飯城勇三『エラリー・クイーン論』(論創社)レビュー

エラリー・クイーン論

エラリー・クイーン論



 「後期クイーン問題」における論理の無限階梯化の問題性を裁断した、だけでは当然なく、クイーン作品のロジック構成を徹底的に検討することにより、ロジカルな探偵小説を、「非対人ゲーム」から「対人ゲーム」へと転轍させたクイーンの作家的モチベーションを浮き彫りにする。いかにも、分析哲学的で面白い。探偵小説におけるアクターとしての「名探偵」と「記述者」、この二者が「エラリー・クイーン」の名の下に統合されているが、小説家「エラリー・クイーン」の存在とは一線を引いている。

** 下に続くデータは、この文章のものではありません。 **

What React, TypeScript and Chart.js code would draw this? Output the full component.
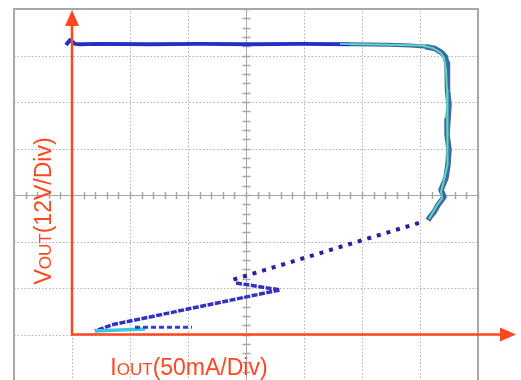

著者が探偵小説のメタレベルについて、「未来のメタレベル」と「神のメタレベル」の二つに峻別しているが、このうち「未来のメタレベル」は、とりもなおさず「神」たる“作者”が小説空間の全的な支配から撤退し、小説空間の時系列のみを保証する立ち位置に留まったことを意味する。これと諸アクターの合理的判断(という仮定)により、「手がかり」の真偽をめぐる論理の無限階梯化は基本的に回避される。以上は、作品が「意外な推理」を志向するという大前提があるが、中期以降のクイーンは、「意外な推理」の“外部”に魅せられている、とはいえるかもしれない。「神」たる自己を否定した“神”は、より普遍性の領域に近づくのだから。